▶ Goal:
Skipping all pictures, set down the lines of the listing from the first through the one with "HFMU = 'HF\u03bc'".

▶ Dataset excerpt:
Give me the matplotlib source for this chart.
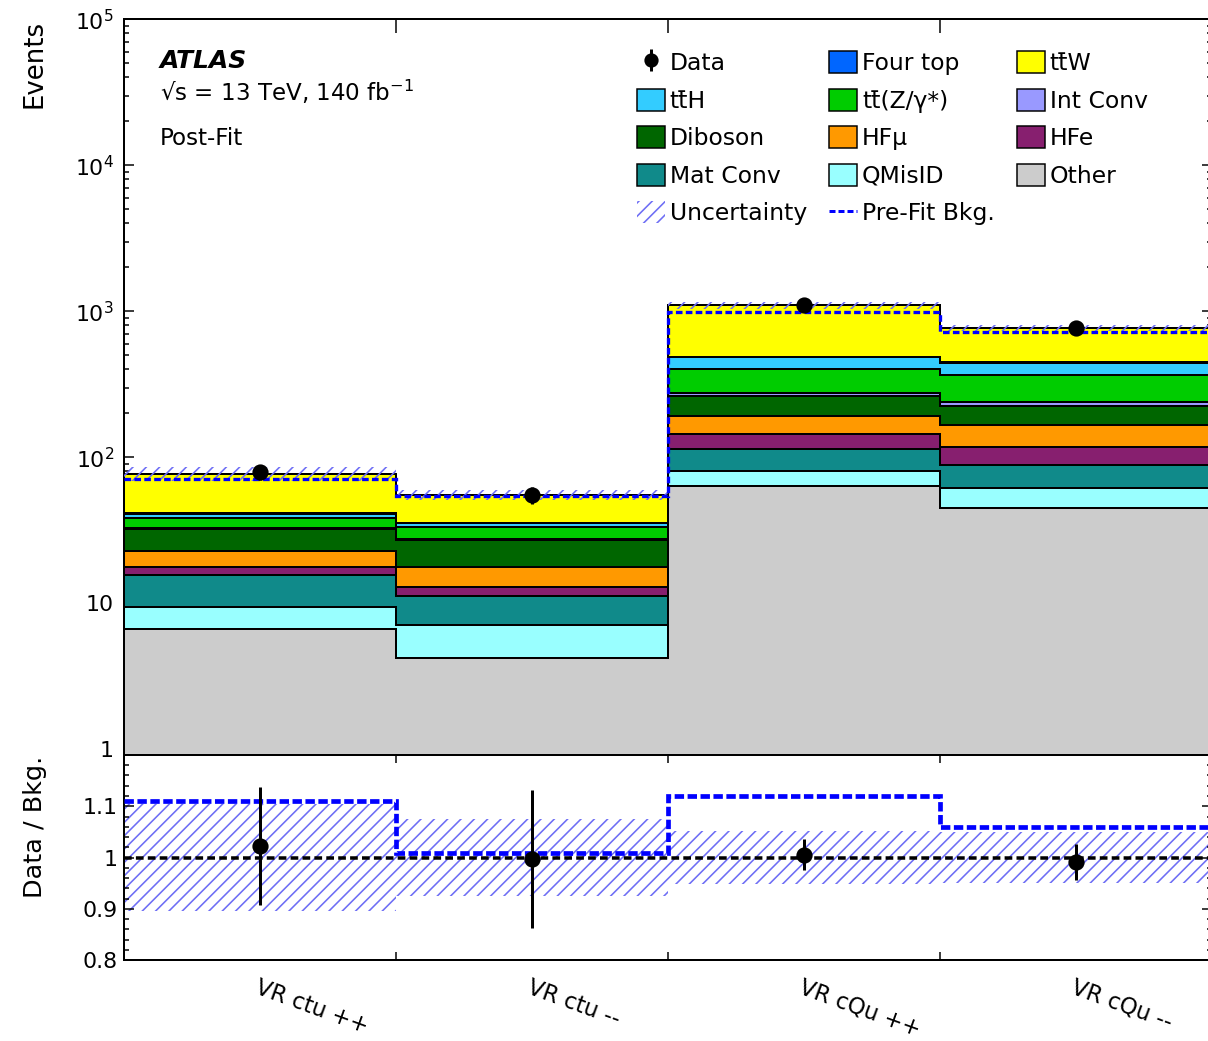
import numpy as np
import matplotlib
matplotlib.use("Agg")
import matplotlib.pyplot as plt
import matplotlib.transforms as mtransforms
from matplotlib.patches import Patch
from matplotlib.lines import Line2D
from matplotlib.ticker import FixedLocator, LogLocator, MultipleLocator, FuncFormatter, NullFormatter

DPI = 160


def px(v):
    # pixel size -> points at this dpi
    return v * 72.0 / DPI


plt.rcParams['font.family'] = ['DejaVu Sans']
plt.rcParams['hatch.linewidth'] = px(1.6)

# data
regions = ['VR ctu ++', 'VR ctu --', 'VR cQu ++', 'VR cQu --']
data = np.array([79, 55, 1105, 766])
other = [6.7, 4.25, 63.6, 45.2]
qmisid = [2.8, 2.8, 16.9, 16.1]
mat_conv = [6.2, 4.2, 34.1, 27.2]
hfe = [2.0, 1.7, 30.4, 29.5]
hfmu = [5.1, 4.7, 46.0, 49.0]
diboson = [9.3, 9.4, 70.0, 57.0]
int_conv = [0.5, 0.4, 15.0, 17.0]
ttz = [6.0, 6.0, 129.0, 124.0]
tth = [2.5, 1.8, 79.0, 80.0]
four_top = [0.3, 0.2, 6.0, 5.0]
ttw = [35.9, 19.7, 609.0, 323.0]
prefit_bkg = [71.2, 54.5, 987.0, 723.0]
rel_unc = [0.105, 0.075, 0.052, 0.05]

TTW = 'tt\u0304W'
TTH = 'tt\u0304H'
TTZ = 'tt\u0304(Z/\u03b3*)'
HFMU = 'HF\u03bc'

# bottom -> top
stack = [
    (other, '#cccccc', 'Other'),
    (qmisid, '#99ffff', 'QMisID'),
    (mat_conv, '#108a8a', 'Mat Conv'),
    (hfe, '#871f6f', 'HFe'),
    (hfmu, '#ff9900', HFMU),
    (diboson, '#006600', 'Diboson'),
    (int_conv, '#9999ff', 'Int Conv'),
    (ttz, '#00cc00', TTZ),
    (tth, '#33ccff', TTH),
    (four_top, '#0066ff', 'Four top'),
    (ttw, '#ffff00', TTW),
]

edges = np.arange(len(regions) + 1)
centers = edges[:-1] + 0.5
hatch_col = '#6e6ef5'
unc = np.array(rel_unc)

fig = plt.figure(figsize=(1208 / DPI, 1041 / DPI), dpi=DPI)
W, H = 1208.0, 1041.0
ax = fig.add_axes([124 / W, 1 - 755 / H, 1088 / W, (755 - 19.3) / H])
axr = fig.add_axes([124 / W, 1 - 960 / H, 1088 / W, 205 / H], sharex=ax)

# stacked histograms, drawn from the top layer down
cum = np.cumsum([np.array(s[0]) for s in stack], axis=0)
for i in range(len(stack) - 1, -1, -1):
    ax.stairs(cum[i], edges, baseline=1e-3, fill=True, facecolor=stack[i][1],
              edgecolor='black', linewidth=px(2), zorder=2)
total = cum[-1]

ax.stairs(total * (1 + unc), edges, baseline=total * (1 - unc), fill=True,
          facecolor='none', edgecolor=hatch_col, hatch='////', linewidth=0, zorder=3)
ax.stairs(prefit_bkg, edges, baseline=None, color='#0000ff', linewidth=px(3.3),
          linestyle=(0, (2, 1)), zorder=4)
ax.errorbar(centers, data, yerr=np.sqrt(data), fmt='o', color='black',
            markersize=px(14), elinewidth=px(3), capsize=0, zorder=5)

ax.set_yscale('log')
ax.set_ylim(0.914, 1e5)
ax.set_xlim(0, 4)


def log_fmt(v, pos):
    if v == 1:
        return '1'
    if v == 10:
        return '10'
    return '$10^{%d}$' % int(round(np.log10(v)))


ax.yaxis.set_major_locator(LogLocator(base=10, numticks=10))
ax.yaxis.set_minor_locator(LogLocator(base=10, subs=np.arange(2, 10), numticks=20))
ax.yaxis.set_major_formatter(FuncFormatter(log_fmt))
ax.yaxis.set_minor_formatter(NullFormatter())

# ratio panel
ratio = data / total
ratio_err = np.sqrt(data) / total
prefit_ratio = data / np.array(prefit_bkg)

axr.stairs(1 + unc, edges, baseline=1 - unc, fill=True, facecolor='none',
           edgecolor=hatch_col, hatch='////', linewidth=0, zorder=1)
axr.axhline(1, color='black', linewidth=px(3.5), linestyle=(0, (2.2, 1.2)), zorder=2)
axr.stairs(prefit_ratio, edges, baseline=None, color='#0000ff', linewidth=px(4.7),
           linestyle=(0, (2, 0.75)), zorder=3)
axr.errorbar(centers, ratio, yerr=ratio_err, fmt='o', color='black',
             markersize=px(14), elinewidth=px(3), capsize=0, zorder=4)
axr.set_ylim(0.8, 1.2)
axr.yaxis.set_major_locator(FixedLocator([0.8, 0.9, 1.0, 1.1, 1.2]))
axr.yaxis.set_minor_locator(MultipleLocator(0.02))
axr.yaxis.set_major_formatter(FuncFormatter(
    lambda v, p: {0.8: '0.8', 0.9: '0.9', 1.0: '1', 1.1: '1.1'}.get(round(v, 2), '')))

for a in (ax, axr):
    a.xaxis.set_major_locator(FixedLocator(edges[1:-1]))
    a.tick_params(axis='x', which='both', labelbottom=False, labeltop=False)
    a.tick_params(which='both', direction='in', top=True, right=True,
                  width=px(1.5), colors='black')
    a.tick_params(axis='y', which='major', length=px(10), labelsize=px(22))
    a.tick_params(axis='y', which='minor', length=px(5))
    for s in a.spines.values():
        s.set_linewidth(px(2))
ax.tick_params(axis='x', which='major', length=px(14))
ax.tick_params(axis='y', which='major', pad=px(10))
axr.tick_params(axis='x', which='major', length=px(8))
axr.tick_params(axis='y', which='major', pad=px(6))

trans = mtransforms.blended_transform_factory(axr.transData, axr.transAxes)
for c, lab in zip(centers, regions):
    axr.text(c, -0.078, lab, transform=trans, rotation=-20, rotation_mode='anchor',
             ha='left', va='top', fontsize=px(22.5))

fig.text(35 / W, 1 - 20 / H, 'Events', rotation=90, ha='center', va='top',
         fontsize=px(26))
fig.text(35 / W, 1 - 756 / H, 'Data / Bkg.', rotation=90, ha='center', va='top',
         fontsize=px(25.5))

fig.text(160 / W, 1 - 68 / H, 'ATLAS', fontsize=px(25), fontweight='bold',
         fontstyle='italic', va='baseline')
fig.text(160 / W, 1 - 101 / H, '\u221as = 13 TeV, 140 fb$^{-1}$', fontsize=px(23),
         va='baseline')
fig.text(160 / W, 1 - 145 / H, 'Post-Fit', fontsize=px(23), va='baseline')

# legend, columns filled top to bottom
data_h = (Line2D([], [], color='black', marker='|', linestyle='none',
                 markersize=px(22), markeredgewidth=px(3)),
          Line2D([], [], color='black', marker='o', linestyle='none', markersize=px(12)))
patch = {lab: Patch(facecolor=col, edgecolor='black', linewidth=px(1.5))
         for _, col, lab in stack}
unc_h = Patch(facecolor='none', edgecolor=hatch_col, hatch='////', linewidth=0)
pre_h = Line2D([], [], color='#0000ff', linewidth=px(3), linestyle=(0, (2, 1)))
entries = [
    (data_h, 'Data'), (patch[TTH], TTH), (patch['Diboson'], 'Diboson'),
    (patch['Mat Conv'], 'Mat Conv'), (unc_h, 'Uncertainty'),
    (patch['Four top'], 'Four top'), (patch[TTZ], TTZ), (patch[HFMU], HFMU),
    (patch['QMisID'], 'QMisID'), (pre_h, 'Pre-Fit Bkg.'),
    (patch[TTW], TTW), (patch['Int Conv'], 'Int Conv'), (patch['HFe'], 'HFe'),
    (patch['Other'], 'Other'),
]
fig.legend([e[0] for e in entries], [e[1] for e in entries], ncol=3,
           loc='upper left', bbox_to_anchor=(637 / W, 1 - 51 / H),
           frameon=False, fontsize=px(23.5), handlelength=1.19, handleheight=1.06,
           handletextpad=0.2, columnspacing=0.95, labelspacing=0.58,
           borderpad=0, borderaxespad=0)

fig.savefig('out.png', dpi=DPI)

▶ Response to the task:
Give me the matplotlib source for this chart.
import numpy as np
import matplotlib
matplotlib.use("Agg")
import matplotlib.pyplot as plt
import matplotlib.transforms as mtransforms
from matplotlib.patches import Patch
from matplotlib.lines import Line2D
from matplotlib.ticker import FixedLocator, LogLocator, MultipleLocator, FuncFormatter, NullFormatter

DPI = 160


def px(v):
    # pixel size -> points at this dpi
    return v * 72.0 / DPI


plt.rcParams['font.family'] = ['DejaVu Sans']
plt.rcParams['hatch.linewidth'] = px(1.6)

# data
regions = ['VR ctu ++', 'VR ctu --', 'VR cQu ++', 'VR cQu --']
data = np.array([79, 55, 1105, 766])
other = [6.7, 4.25, 63.6, 45.2]
qmisid = [2.8, 2.8, 16.9, 16.1]
mat_conv = [6.2, 4.2, 34.1, 27.2]
hfe = [2.0, 1.7, 30.4, 29.5]
hfmu = [5.1, 4.7, 46.0, 49.0]
diboson = [9.3, 9.4, 70.0, 57.0]
int_conv = [0.5, 0.4, 15.0, 17.0]
ttz = [6.0, 6.0, 129.0, 124.0]
tth = [2.5, 1.8, 79.0, 80.0]
four_top = [0.3, 0.2, 6.0, 5.0]
ttw = [35.9, 19.7, 609.0, 323.0]
prefit_bkg = [71.2, 54.5, 987.0, 723.0]
rel_unc = [0.105, 0.075, 0.052, 0.05]

TTW = 'tt\u0304W'
TTH = 'tt\u0304H'
TTZ = 'tt\u0304(Z/\u03b3*)'
HFMU = 'HF\u03bc'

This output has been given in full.